- The Washington Times - Friday, September 4, 2009


By Joyce Carol Oates

HarperCollins, $25.99, 448 pages

Reviewed by Claire Hopley

When Zoe Kruller’s son finds her murdered in bed in a foul house she shared with her friend Jacky DeLucca, the people of the upstate New York town of Sparta are less than amazed. Zoe and Jacky are cocktail waitresses. In Sparta, that’s a euphemism for prostitute, so possible reasons for her murder are not hard to imagine. But who was responsible? Of her many admirers, Eddy Diehl is the most likely culprit because their affair was lengthy, and he was with her earlier on the night of her death.

On the other hand, her estranged husband Delray had plenty of cause for jealousy and anger. The police haul both of them in, question them for hours, but arrest neither. Some townspeople think Eddy was the culprit; others think Delray, a Vietnam vet with an alcohol problem, must be the one. No one is ever prosecuted for the crime.

Exploring Zoe’s murder and its aftermath in “Little Bird of Heaven,” Joyce Carol Oates shows its effects on Delray and Eddy and their families are wide-reaching and long-lasting. The murder trails violence, addiction, failure and emotional and physical cruelty in its wake. And since this story is told from the point of view of Eddy’s daughter Krista, who was only 11 when her father was fingered as the likely killer, and Zoe’s son Aaron, a couple of years older but even more vulnerable, shattered childhoods compound the sum of pain.

As children, Krista and Aaron lack knowledge of life — though Aaron has more experience than a young teenager should be made to bear. They also lack information about their parents and other adults, so their perspectives are limited. Both uphold their father’s innocence. Delray asked Aaron to tell the police that they had spent the night of Zoe’s murder together, and he unflinchingly maintains the lie. Eddy asked the same favor of his wife Lucille. She refuses. Krista, who adores Eddy, is appalled.

Joyce Carol Oates balances the stories of Krista and Aaron like a waitress balancing an overladen tray, expertly restoring equilibrium when things threaten to slide and shatter. Thus, the whodunit question snakes through “Little Bird of Heaven,” increasing in volume as the novel progresses and readers suspect that neither man murdered Zoe because both loved her.

Detective novels typically provoke this urge to identify the murderer, but despite this similarity — intensified by scenes of violence and corruption — “Little Bird of Heaven” has more in common with the bildungsroman — the novel of education or coming-of-age. Their experience cram Krista and Aaron into tight emotional places where they have little control.

Betrayal, violence and sexual depravity dog their steps. Aaron is physically strong and willing to defend himself with his fists. This combines with the racism he faces as a part American Indian, his lack of schooling and Sparta’s drug culture to threaten him with a life behind bars. Krista is more protected and she does well at school, but drugs, violence and rape threaten her, too.

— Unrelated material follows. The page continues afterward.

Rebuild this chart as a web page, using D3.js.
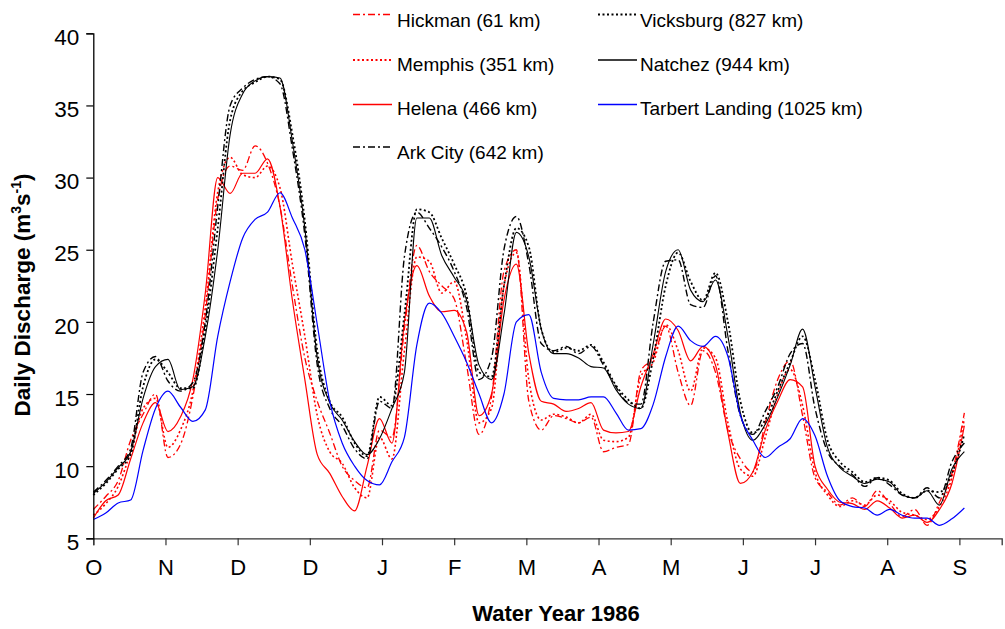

The gothic experience of being terrifyingly stuck where cruelty and sexual abuse can strike has always attracted Ms. Oates’ attention, and she handles the topic with expertise. In her hands, details often seem hyper-real because they are so precisely imagined and described. The talcum powder sprinkled all over Zoe’s bloodied body is one example.

Whole scenes jump from the page as if painted in neon colors picked out with strobe lights: the fights in the boy’s locker room in Sparta, racial enmities in the girls’ basketball team, sex-for-drugs in back lots and sidings — all are vividly present. Also, Ms. Oates is just as adept at painting human relations, most particularly in the scenes that involve Zoe. Whether she is serving kids ice cream in the dairy where she works, singing with a local bluegrass band, or talking with Eddy, Delray and Jackie, she is always charming, enticing - and hungry for something more than Sparta offers.

Equally compelling is Ms. Oates’ portrayal of Eddy and Delray, and her insight into the minds of teenaged Krista and Aaron, neither of whom is ever less than convincing as they work through their parents’ betrayal and their lost emotional comfort.

All these literary skills make much of “Little Bird of Heaven” compulsive reading. But not by any means all of it; longueurs dull its pages. Ms. Oates’ story is complex but not complicated. Ms. Oates explicates it in both her dramatic scenes and her precise evocation of personality. But she provides too much of both: too many drug deals, too many bar scenes, too many episodes of Krista with her dad, too much of Aaron coping alone, too much of Zoe singing.

Piling on scene after scene of similar events does not add conviction or verisimilitude; it increases readers’ feelings of distaste and pain thus pushing them away — and not to some Brechtian distance that allows greater insight into character or society. One wonders where was the editor who could have red-pencilled some of this and tightened this novel to its advantage.

After long expositions of events first from Krista’s angle then from Aaron’s, the final section, which looks back on the event from the distance of years, has the tightness and therefore, the impact that finally bring the novel to a satisfying conclusion.

And yes, you do find out who killed Zoe.

Claire Hopley is a writer and critic in Amherst, Mass.